Following Donald Trump's unexpected victory in the U.S. presidential elections on November 8, the losing party continues to seek ways to reverse the outcome, this time through a method which hasn't been applied before and relies on the bizarre nature of the U.S. election system.
A petition on change.org which demands that the Electors of the Electoral College shift their vote to Democratic candidate Hillary Clinton has already managed to attract the support of 2,301,925 people.
Support for the petition is rapidly rising – during the time this article was being written, supporters of the petition has risen by100,000 people in only one hour. The petition targets the support of three million people.
Through the Electoral College system introduced in 1804, U.S. presidents are determined through the votes of 538 electors, which are allocated according to each state's population.

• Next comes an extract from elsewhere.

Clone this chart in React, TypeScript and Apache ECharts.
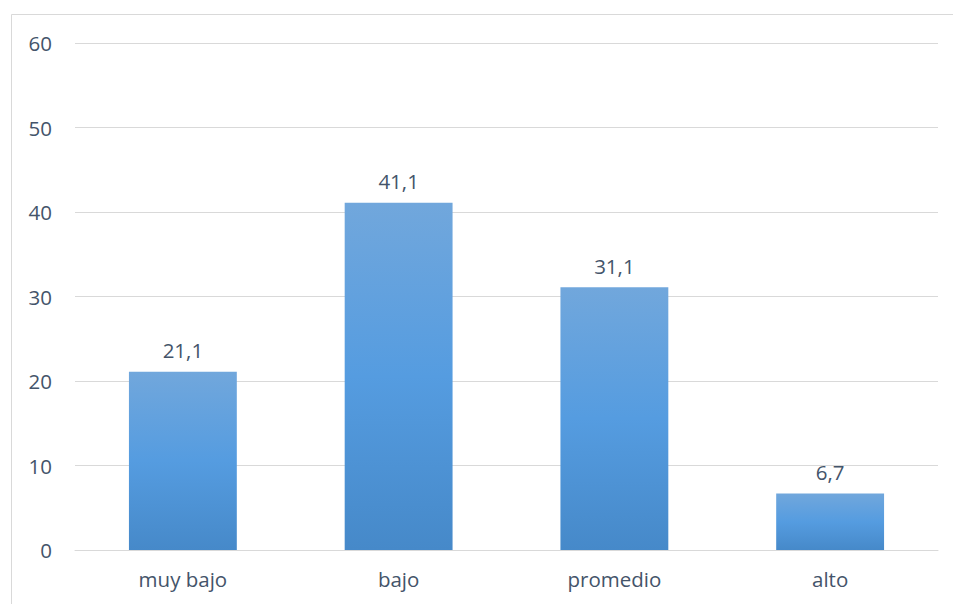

According to unofficial results projected by nearly all major U.S. news networks, Trump won at least 290 electors, securely above the 270 threshold needed for presidency, as he managed to win in more states, including in major battlegrounds. Clinton remained at 228 electors, while some 20 electors are yet to be determined.
The petition demands the electors switch their votes from Trump, which declares him unfit for being president for political and moral reasons.
The probability of such a switch, however, is pretty ambiguous. Out of the 50 states, only 26 states legally bind their electors, usually determined by parties, to vote for the presidential candidate they declared to do so. However, the burden of becoming a "faithless elector" is usually a fine, and the petition declares that "…we can be sure Clinton supporters will be glad to pay!"
The petition also base their demands on the reasoning that the popular vote was in fact won by Clinton, since the Democratic candidate is ahead of Trump by nearly 400,000 votes while the counting continues.
However, the electoral college system is designed to balance the preference of different parts of the far-flung country, and if Trump becomes the president, it would be the fifth time in U.S. history that the candidate with less votes has claimed the title. The last example was Republican candidate George W. Bush in 2000 presidential elections, who won the race with just 271 electors against Democratic candidate Al Gore's 266 while Gore received some 550,000 more votes.
A major obstacle before such a switch in electors' votes is that there are no precedents, which are of key importance for Anglo-Saxon legal and political systems. Despite personal faithless elector cases, there hasn't been any collective action against a candidate that has changed the election results.
Perhaps the main obstacle behind such a switch would be the reaction of Trump's supporters, who surely would react against such a political move, which would render the U.S. ungovernable.